▸ GIVEN RECORDS:

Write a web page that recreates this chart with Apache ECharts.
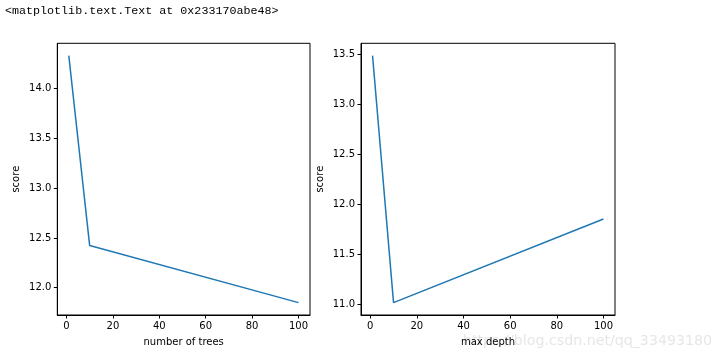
--
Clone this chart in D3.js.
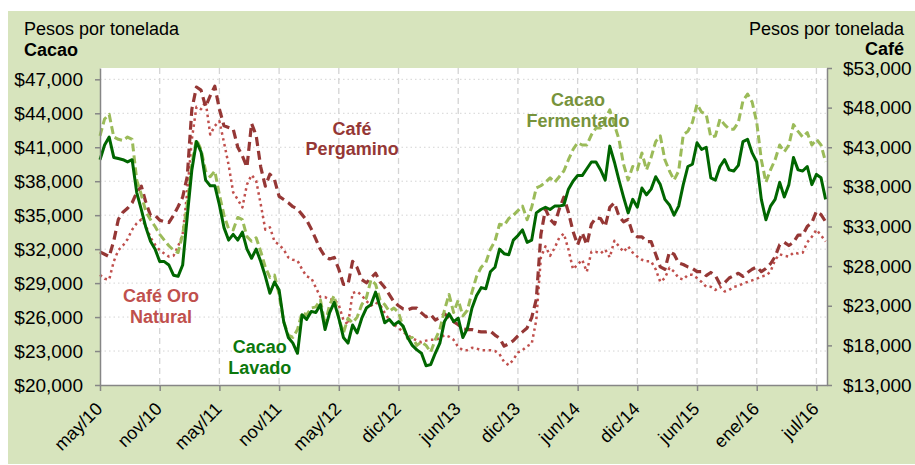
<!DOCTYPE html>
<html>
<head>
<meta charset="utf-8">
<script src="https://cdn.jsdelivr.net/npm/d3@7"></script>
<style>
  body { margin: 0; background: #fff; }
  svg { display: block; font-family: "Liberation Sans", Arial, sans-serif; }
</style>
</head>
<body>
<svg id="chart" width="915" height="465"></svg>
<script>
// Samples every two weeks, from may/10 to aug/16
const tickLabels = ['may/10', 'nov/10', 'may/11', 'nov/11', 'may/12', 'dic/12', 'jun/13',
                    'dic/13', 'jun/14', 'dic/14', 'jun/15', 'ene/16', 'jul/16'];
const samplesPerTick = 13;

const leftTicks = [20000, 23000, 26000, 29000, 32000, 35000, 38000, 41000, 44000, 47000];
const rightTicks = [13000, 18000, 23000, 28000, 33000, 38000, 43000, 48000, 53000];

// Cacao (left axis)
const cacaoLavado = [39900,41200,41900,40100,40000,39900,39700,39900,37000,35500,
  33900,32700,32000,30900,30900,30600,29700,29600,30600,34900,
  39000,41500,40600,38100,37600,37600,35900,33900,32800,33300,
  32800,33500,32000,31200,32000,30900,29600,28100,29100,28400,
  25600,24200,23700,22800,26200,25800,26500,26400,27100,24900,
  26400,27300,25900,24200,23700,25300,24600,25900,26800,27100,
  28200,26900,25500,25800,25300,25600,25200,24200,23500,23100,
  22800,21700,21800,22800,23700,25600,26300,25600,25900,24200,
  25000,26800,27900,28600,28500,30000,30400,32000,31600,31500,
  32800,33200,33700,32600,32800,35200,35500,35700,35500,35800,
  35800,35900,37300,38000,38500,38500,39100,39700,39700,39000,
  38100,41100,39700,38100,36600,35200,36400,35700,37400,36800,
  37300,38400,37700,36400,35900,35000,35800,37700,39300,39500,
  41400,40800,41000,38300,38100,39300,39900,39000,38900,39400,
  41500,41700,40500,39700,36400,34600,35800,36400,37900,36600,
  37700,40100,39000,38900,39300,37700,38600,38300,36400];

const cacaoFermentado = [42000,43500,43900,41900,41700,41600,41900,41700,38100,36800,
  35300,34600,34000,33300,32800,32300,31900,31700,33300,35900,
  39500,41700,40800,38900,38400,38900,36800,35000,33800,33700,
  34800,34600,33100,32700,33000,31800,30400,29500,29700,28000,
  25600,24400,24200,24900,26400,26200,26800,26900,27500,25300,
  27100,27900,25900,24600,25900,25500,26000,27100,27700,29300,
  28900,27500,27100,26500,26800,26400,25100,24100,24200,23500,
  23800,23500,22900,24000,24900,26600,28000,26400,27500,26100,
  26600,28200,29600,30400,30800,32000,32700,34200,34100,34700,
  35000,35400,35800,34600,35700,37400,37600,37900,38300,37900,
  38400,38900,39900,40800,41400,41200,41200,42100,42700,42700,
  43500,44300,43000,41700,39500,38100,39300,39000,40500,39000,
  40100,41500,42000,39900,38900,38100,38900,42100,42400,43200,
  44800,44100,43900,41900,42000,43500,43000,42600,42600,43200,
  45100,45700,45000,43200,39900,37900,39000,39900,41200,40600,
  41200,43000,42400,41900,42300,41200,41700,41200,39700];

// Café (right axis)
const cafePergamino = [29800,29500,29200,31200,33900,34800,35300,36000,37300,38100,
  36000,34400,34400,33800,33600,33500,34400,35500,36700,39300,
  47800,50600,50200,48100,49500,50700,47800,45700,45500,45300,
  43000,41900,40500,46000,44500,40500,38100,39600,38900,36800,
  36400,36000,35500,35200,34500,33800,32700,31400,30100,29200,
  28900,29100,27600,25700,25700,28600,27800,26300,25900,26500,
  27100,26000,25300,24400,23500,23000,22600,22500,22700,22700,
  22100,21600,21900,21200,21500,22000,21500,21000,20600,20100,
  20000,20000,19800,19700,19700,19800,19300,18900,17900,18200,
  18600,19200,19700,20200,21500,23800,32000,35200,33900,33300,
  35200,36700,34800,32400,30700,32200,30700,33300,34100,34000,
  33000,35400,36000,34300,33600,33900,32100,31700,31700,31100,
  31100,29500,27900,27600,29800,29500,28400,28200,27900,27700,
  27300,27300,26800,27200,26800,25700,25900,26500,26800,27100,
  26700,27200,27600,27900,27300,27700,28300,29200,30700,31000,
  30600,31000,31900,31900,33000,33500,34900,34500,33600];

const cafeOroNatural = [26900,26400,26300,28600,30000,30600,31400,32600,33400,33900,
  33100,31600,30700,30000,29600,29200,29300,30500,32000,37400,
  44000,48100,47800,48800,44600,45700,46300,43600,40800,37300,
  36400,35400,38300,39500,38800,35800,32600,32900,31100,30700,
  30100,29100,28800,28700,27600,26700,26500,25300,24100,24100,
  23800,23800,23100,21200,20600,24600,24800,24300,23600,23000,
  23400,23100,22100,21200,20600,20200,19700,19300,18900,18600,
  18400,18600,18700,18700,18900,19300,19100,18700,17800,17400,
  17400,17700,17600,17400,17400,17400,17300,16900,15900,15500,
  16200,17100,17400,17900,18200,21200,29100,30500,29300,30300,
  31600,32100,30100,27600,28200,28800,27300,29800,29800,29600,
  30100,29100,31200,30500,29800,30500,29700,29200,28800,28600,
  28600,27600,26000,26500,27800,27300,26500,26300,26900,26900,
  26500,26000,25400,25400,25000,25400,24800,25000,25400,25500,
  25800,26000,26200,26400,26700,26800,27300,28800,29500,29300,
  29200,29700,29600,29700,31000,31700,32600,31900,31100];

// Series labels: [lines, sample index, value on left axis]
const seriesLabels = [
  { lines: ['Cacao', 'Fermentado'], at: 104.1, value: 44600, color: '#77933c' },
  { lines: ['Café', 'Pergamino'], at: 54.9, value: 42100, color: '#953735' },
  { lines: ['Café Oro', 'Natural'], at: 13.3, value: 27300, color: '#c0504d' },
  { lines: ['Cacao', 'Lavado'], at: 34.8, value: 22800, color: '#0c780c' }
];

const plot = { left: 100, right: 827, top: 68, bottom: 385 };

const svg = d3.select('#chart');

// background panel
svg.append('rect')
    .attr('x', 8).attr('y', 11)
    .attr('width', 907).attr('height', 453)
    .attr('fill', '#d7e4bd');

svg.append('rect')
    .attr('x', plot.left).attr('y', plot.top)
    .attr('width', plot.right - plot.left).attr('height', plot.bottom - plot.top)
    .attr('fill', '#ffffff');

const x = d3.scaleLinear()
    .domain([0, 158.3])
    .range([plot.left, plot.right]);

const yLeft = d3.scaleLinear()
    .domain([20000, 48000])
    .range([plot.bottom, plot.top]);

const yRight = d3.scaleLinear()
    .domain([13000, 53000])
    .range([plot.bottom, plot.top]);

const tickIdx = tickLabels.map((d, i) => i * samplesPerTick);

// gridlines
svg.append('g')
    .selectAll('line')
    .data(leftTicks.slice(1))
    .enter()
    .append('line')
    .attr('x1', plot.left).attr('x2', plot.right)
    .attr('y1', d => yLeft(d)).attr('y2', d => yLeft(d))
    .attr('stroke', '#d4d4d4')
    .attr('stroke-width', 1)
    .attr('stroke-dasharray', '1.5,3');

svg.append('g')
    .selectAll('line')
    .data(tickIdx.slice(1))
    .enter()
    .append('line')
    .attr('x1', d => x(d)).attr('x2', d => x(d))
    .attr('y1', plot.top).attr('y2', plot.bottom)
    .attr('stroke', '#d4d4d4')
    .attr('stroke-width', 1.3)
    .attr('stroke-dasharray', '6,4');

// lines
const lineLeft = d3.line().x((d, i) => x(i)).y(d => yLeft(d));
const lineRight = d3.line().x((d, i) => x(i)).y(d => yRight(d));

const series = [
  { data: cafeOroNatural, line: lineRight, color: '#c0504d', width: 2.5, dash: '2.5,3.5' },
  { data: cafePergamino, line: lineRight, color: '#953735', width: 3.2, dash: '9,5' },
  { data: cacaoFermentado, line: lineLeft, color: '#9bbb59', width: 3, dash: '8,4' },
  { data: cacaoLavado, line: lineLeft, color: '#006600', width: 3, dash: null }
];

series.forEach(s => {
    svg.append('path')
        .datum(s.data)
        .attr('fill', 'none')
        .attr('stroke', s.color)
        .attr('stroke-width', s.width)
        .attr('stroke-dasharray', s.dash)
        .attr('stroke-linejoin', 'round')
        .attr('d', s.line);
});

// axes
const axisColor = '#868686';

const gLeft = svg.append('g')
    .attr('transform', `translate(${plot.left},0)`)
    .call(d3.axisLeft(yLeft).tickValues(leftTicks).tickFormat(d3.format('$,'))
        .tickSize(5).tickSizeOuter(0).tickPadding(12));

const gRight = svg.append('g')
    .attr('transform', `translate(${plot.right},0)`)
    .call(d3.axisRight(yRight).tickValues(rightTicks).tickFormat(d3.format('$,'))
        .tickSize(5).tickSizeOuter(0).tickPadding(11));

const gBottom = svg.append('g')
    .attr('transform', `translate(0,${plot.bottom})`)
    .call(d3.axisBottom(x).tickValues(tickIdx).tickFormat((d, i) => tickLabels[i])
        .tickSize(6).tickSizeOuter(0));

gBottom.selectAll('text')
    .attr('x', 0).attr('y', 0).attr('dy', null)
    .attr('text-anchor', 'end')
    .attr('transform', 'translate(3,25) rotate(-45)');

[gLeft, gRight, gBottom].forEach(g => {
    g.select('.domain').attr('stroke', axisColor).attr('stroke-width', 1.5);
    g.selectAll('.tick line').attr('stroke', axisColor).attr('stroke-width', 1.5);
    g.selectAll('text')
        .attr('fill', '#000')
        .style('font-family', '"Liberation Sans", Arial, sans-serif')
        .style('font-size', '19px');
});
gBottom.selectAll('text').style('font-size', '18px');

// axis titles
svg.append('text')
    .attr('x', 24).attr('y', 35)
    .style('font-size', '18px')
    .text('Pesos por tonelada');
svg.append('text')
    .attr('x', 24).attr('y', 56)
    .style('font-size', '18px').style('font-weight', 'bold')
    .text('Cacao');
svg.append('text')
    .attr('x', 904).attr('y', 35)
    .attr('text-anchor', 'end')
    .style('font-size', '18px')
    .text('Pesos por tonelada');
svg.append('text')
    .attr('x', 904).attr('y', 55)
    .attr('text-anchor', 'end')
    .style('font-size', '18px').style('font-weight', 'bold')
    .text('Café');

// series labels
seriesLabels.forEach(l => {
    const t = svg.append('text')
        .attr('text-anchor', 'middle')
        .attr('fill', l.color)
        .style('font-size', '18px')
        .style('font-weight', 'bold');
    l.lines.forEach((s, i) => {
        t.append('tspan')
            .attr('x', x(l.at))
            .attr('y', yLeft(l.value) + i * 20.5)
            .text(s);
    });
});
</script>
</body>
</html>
==
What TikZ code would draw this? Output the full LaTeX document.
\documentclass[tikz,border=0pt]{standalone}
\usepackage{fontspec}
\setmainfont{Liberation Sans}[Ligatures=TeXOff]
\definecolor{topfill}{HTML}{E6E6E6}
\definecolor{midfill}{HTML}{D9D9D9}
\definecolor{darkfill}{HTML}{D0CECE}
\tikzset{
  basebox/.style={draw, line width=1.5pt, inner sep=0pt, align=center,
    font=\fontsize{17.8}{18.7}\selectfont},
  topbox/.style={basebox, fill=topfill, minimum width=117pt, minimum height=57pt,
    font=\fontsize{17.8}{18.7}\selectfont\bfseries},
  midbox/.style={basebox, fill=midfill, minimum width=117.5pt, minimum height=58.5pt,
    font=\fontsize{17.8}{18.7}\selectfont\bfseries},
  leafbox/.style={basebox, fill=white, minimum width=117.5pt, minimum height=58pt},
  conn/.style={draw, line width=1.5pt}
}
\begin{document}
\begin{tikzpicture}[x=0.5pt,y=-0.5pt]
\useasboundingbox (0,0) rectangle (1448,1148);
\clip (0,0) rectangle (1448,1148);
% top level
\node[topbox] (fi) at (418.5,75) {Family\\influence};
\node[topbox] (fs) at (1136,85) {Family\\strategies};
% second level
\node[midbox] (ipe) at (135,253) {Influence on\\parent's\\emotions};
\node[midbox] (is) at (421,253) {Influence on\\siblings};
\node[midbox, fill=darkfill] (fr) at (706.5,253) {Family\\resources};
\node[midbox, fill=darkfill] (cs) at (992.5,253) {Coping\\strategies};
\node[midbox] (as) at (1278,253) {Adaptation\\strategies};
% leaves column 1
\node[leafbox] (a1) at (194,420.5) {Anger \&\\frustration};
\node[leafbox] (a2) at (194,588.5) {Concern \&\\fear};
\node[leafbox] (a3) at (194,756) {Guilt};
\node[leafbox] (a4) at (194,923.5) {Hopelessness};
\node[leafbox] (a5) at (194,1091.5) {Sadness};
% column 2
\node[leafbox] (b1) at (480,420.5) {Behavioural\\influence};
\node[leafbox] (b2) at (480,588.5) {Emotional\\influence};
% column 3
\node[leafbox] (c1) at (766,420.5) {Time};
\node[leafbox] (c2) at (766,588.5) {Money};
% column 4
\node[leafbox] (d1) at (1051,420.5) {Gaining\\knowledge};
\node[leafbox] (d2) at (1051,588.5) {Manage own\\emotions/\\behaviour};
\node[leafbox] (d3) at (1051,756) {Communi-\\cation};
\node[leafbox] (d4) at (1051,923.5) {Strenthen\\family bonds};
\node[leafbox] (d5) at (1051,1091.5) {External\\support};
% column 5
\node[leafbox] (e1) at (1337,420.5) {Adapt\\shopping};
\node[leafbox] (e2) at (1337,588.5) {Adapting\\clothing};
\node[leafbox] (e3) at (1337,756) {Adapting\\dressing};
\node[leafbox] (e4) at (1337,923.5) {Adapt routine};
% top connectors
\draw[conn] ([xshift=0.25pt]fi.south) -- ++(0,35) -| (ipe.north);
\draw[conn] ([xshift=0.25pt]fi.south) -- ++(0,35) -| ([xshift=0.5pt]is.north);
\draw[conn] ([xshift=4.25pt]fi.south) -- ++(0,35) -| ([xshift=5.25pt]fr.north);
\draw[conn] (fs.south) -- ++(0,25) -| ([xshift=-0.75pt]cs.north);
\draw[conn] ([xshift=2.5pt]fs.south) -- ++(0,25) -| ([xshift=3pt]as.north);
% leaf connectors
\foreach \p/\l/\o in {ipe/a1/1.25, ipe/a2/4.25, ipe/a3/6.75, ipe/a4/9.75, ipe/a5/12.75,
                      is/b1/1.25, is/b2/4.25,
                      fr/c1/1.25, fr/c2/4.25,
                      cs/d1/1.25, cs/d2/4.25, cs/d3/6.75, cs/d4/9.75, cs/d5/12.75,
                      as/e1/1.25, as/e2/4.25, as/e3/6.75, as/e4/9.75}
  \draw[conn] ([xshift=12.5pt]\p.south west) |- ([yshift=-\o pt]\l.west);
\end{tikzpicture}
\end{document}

▸ SHORT PROBLEM: Reproduce exactly, and only, the lines from the one containing "Clone this chart in D3.js." through the one containing "const samplesPerTick = 13;", including both; leave out any pictures.

▸ THE COMPLETED TASK:
Clone this chart in D3.js.
<!DOCTYPE html>
<html>
<head>
<meta charset="utf-8">
<script src="https://cdn.jsdelivr.net/npm/d3@7"></script>
<style>
  body { margin: 0; background: #fff; }
  svg { display: block; font-family: "Liberation Sans", Arial, sans-serif; }
</style>
</head>
<body>
<svg id="chart" width="915" height="465"></svg>
<script>
// Samples every two weeks, from may/10 to aug/16
const tickLabels = ['may/10', 'nov/10', 'may/11', 'nov/11', 'may/12', 'dic/12', 'jun/13',
                    'dic/13', 'jun/14', 'dic/14', 'jun/15', 'ene/16', 'jul/16'];
const samplesPerTick = 13;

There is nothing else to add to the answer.